Gustav Klimt e le sue opere più celebri (soprattutto Il bacio) sono note a tutti e a dir la verità una mostra sui suoi “grandi successi” forse non mi avrebbe intrigato così, ma l’opera simbolo della mostra, ammiccante dal cartellone, lasciava intendere che avrei potuto ammirare le capacità “di base” del pittore Klimt. Essendo completamente incapace di disegnare, ammiro dei pittori l’estrema facilità con cui creano; soprattutto quando mi rendo conto che i capolavori non nascono da una padronanza di strumenti che io non conosco (in quel caso avrei una specie di alibi), ma da puro talento. E come non riconoscere il talento di fronte a capolavori simili creati usando solo un foglio di carta e una matita? E senza scopi particolari: Klimt non voleva che questi disegni finissero al grande pubblico, spesso erano solo studi per i suoi quadri, come lo studio per Danae.

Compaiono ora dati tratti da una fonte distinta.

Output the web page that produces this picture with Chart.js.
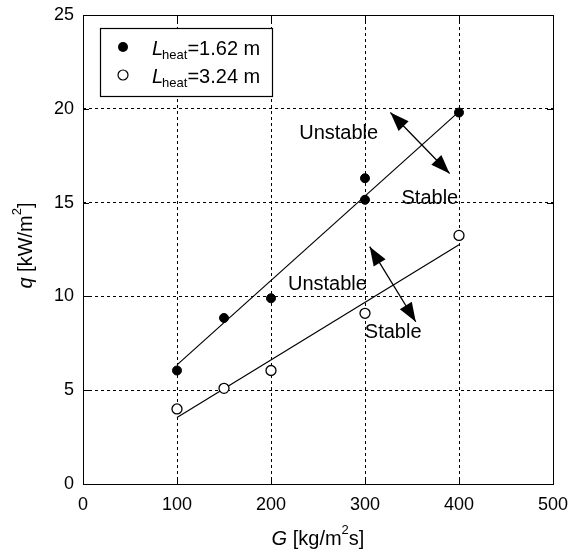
<!DOCTYPE html>
<html><head><meta charset="utf-8">
<script src="https://cdn.jsdelivr.net/npm/chart.js@4/dist/chart.umd.min.js"></script>
<style>html,body{margin:0;padding:0;background:#fff}#wrap{width:568px;height:552px}</style>
</head><body><div id="wrap"><canvas id="c" width="568" height="552"></canvas></div>
<script>
// ---- data ----
const G_short = [100, 150, 200, 300, 300, 400];
const q_short = [6.05, 8.85, 9.9, 16.3, 15.15, 19.8];
const G_long = [100, 150, 200, 300, 400];
const q_long = [4.0, 5.1, 6.05, 9.1, 13.25];
const fitG = [100, 400];
const fitShort = [6.35, 19.85];
const fitLong = [3.55, 12.75];
const xTicks = [0, 100, 200, 300, 400, 500];
const yTicks = [0, 5, 10, 15, 20, 25];
const legendLabels = ['=1.62 m', '=3.24 m'];
// annotations (data units)
const arrowUpperG = [327, 390], arrowUpperQ = [19.8, 16.55];
const arrowLowerG = [305, 354], arrowLowerQ = [12.65, 8.65];
const textLabels = ['Unstable', 'Stable', 'Unstable', 'Stable'];
const textG = [272, 369, 260, 330];
const textQ = [18.7, 15.2, 10.65, 8.05];

const FONT = '"Liberation Sans", Arial, sans-serif';
const toXY = (xs, ys) => xs.map((v, i) => ({x: v, y: ys[i]}));

const overlay = {
  id: 'overlay',
  afterDraw(chart) {
    const {ctx, chartArea: a, scales: {x, y}} = chart;
    ctx.save();
    ctx.strokeStyle = '#000'; ctx.fillStyle = '#000'; ctx.lineWidth = 1;
    const line = (x1, y1, x2, y2) => { ctx.beginPath(); ctx.moveTo(x1, y1); ctx.lineTo(x2, y2); ctx.stroke(); };
    // inward ticks on all sides
    xTicks.forEach(v => { const p = Math.round(x.getPixelForValue(v)) + 0.5; line(p, a.bottom, p, a.bottom - 6); line(p, a.top, p, a.top + 6); });
    yTicks.forEach(v => { const p = Math.round(y.getPixelForValue(v)) + 0.5; line(a.left, p, a.left + 6, p); line(a.right, p, a.right - 6, p); });
    // border
    ctx.strokeRect(Math.round(a.left) + 0.5, Math.round(a.top) + 0.5, Math.round(a.width), Math.round(a.height));
    // arrows
    const head = (x1, y1, x2, y2) => {
      const ang = Math.atan2(y2 - y1, x2 - x1), L = 19, W = 7;
      ctx.beginPath();
      ctx.moveTo(x2, y2);
      ctx.lineTo(x2 - L * Math.cos(ang) + W * Math.sin(ang), y2 - L * Math.sin(ang) - W * Math.cos(ang));
      ctx.lineTo(x2 - L * Math.cos(ang) - W * Math.sin(ang), y2 - L * Math.sin(ang) + W * Math.cos(ang));
      ctx.closePath(); ctx.fill();
    };
    const arrow = (gs, qs) => {
      const x1 = x.getPixelForValue(gs[0]), y1 = y.getPixelForValue(qs[0]);
      const x2 = x.getPixelForValue(gs[1]), y2 = y.getPixelForValue(qs[1]);
      ctx.lineWidth = 1.3; line(x1, y1, x2, y2);
      head(x1, y1, x2, y2); head(x2, y2, x1, y1);
    };
    arrow(arrowUpperG, arrowUpperQ);
    arrow(arrowLowerG, arrowLowerQ);
    // text labels
    ctx.font = '20px ' + FONT; ctx.textAlign = 'center'; ctx.textBaseline = 'middle';
    textLabels.forEach((t, i) => ctx.fillText(t, x.getPixelForValue(textG[i]), y.getPixelForValue(textQ[i])));
    // legend
    const lx = a.left + 17, ly = a.top + 13, lw = 172, lh = 68;
    ctx.fillStyle = '#fff'; ctx.fillRect(lx, ly, lw, lh);
    ctx.fillStyle = '#000'; ctx.lineWidth = 1.2;
    ctx.strokeRect(lx + 0.5, ly + 0.5, lw, lh);
    const rows = [ly + 19, ly + 47];
    ctx.beginPath(); ctx.arc(lx + 23, rows[0], 5, 0, Math.PI * 2); ctx.fill();
    ctx.beginPath(); ctx.arc(lx + 23, rows[1], 5, 0, Math.PI * 2); ctx.fillStyle = '#fff'; ctx.fill(); ctx.stroke();
    ctx.fillStyle = '#000'; ctx.textAlign = 'left'; ctx.textBaseline = 'alphabetic';
    rows.forEach((ry, i) => {
      let tx = lx + 52; const base = ry + 8;
      ctx.font = 'italic 20px ' + FONT; ctx.fillText('L', tx, base); tx += ctx.measureText('L').width - 1;
      ctx.font = '13px ' + FONT; ctx.fillText('heat', tx, base + 4); tx += ctx.measureText('heat').width;
      ctx.font = '20px ' + FONT; ctx.fillText(legendLabels[i], tx, base);
    });
    // x-axis title: G [kg/m^2 s]
    const cx = (a.left + a.right) / 2, by = 545;
    const parts = [['italic 20px ', 'G', 0], ['20px ', ' [kg/m', 0], ['13px ', '2', -11], ['20px ', 's]', 0]];
    let total = 0;
    parts.forEach(p => { ctx.font = p[0] + FONT; total += ctx.measureText(p[1]).width; });
    let tx = cx - total / 2;
    parts.forEach(p => { ctx.font = p[0] + FONT; ctx.fillText(p[1], tx, by + p[2]); tx += ctx.measureText(p[1]).width; });
    // y-axis title: q [kW/m^2]
    ctx.translate(32, (a.top + a.bottom) / 2 - 4);
    ctx.rotate(-Math.PI / 2);
    const yparts = [['italic 20px ', 'q', 0], ['20px ', ' [kW/m', 0], ['13px ', '2', -11], ['20px ', ']', 0]];
    total = 0;
    yparts.forEach(p => { ctx.font = p[0] + FONT; total += ctx.measureText(p[1]).width; });
    tx = -total / 2;
    yparts.forEach(p => { ctx.font = p[0] + FONT; ctx.fillText(p[1], tx, p[2]); tx += ctx.measureText(p[1]).width; });
    ctx.restore();
  }
};

new Chart(document.getElementById('c'), {
  type: 'scatter',
  data: {
    datasets: [
      {data: toXY(G_short, q_short), pointStyle: 'circle', pointRadius: 4.5, backgroundColor: '#000', borderColor: '#000', borderWidth: 1},
      {data: toXY(G_long, q_long), pointStyle: 'circle', pointRadius: 5, backgroundColor: '#fff', borderColor: '#000', borderWidth: 1.3},
      {type: 'line', data: toXY(fitG, fitShort), showLine: true, pointRadius: 0, borderColor: '#000', borderWidth: 1.2, fill: false},
      {type: 'line', data: toXY(fitG, fitLong), showLine: true, pointRadius: 0, borderColor: '#000', borderWidth: 1.2, fill: false}
    ]
  },
  options: {
    responsive: false, animation: false, devicePixelRatio: 1,
    layout: {padding: {left: 0, right: 15, top: 15, bottom: 0}},
    plugins: {legend: {display: false}, tooltip: {enabled: false}},
    scales: {
      x: {
        type: 'linear', min: 0, max: 500,
        afterBuildTicks: s => { s.ticks = xTicks.map(v => ({value: v})); },
        afterFit: s => { s.height = 68; s.paddingLeft = 0; s.paddingRight = 0; },
        ticks: {color: '#000', font: {family: FONT, size: 18}, padding: 10, maxRotation: 0, autoSkip: false},
        grid: {color: '#000', lineWidth: 1, drawTicks: false},
        border: {display: false, dash: [3, 3]}
      },
      y: {
        type: 'linear', min: 0, max: 25,
        afterBuildTicks: s => { s.ticks = yTicks.map(v => ({value: v})); },
        afterFit: s => { s.width = 83; s.paddingTop = 0; s.paddingBottom = 0; },
        ticks: {color: '#000', font: {family: FONT, size: 18}, padding: 9, autoSkip: false},
        grid: {color: '#000', lineWidth: 1, drawTicks: false},
        border: {display: false, dash: [3, 3]}
      }
    }
  },
  plugins: [overlay]
});
</script></body></html>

Eppure anch’io ho preso in mano matita e carta, senza ottenere nulla di anche solo vagamente “non terribile”. E così mi rendo conto delle distanze siderali a cui si trovano queste persone rispetto ai negati come me, degli ordini di grandezza che separano la gente comune dai geni, ed è allora che mi emoziono davvero, è allora che l’Arte mi colpisce davvero, è allora che penso che l’Arte è la più “utile” delle attività umane: quando capisco di avere davanti a me qualcosa che non avrebbe mai potuto esistere senza la sensibilità e il talento di chi l’ha creata. Ora potrà essere imitata, copiata, riprodotta all’infinito, ma fino a poco fa nessuno poteva nemmeno immaginarla, nemmeno chi oggi la riproduce identica, l’opera d’arte.
Ecco, come al solito quando mi siedo a scrivere questo tipo di pensieri parto per la tangente, scusatemi. Prendetelo come un esempio dell’effetto che questa mostra può fare ricordandola dopo diversi giorni.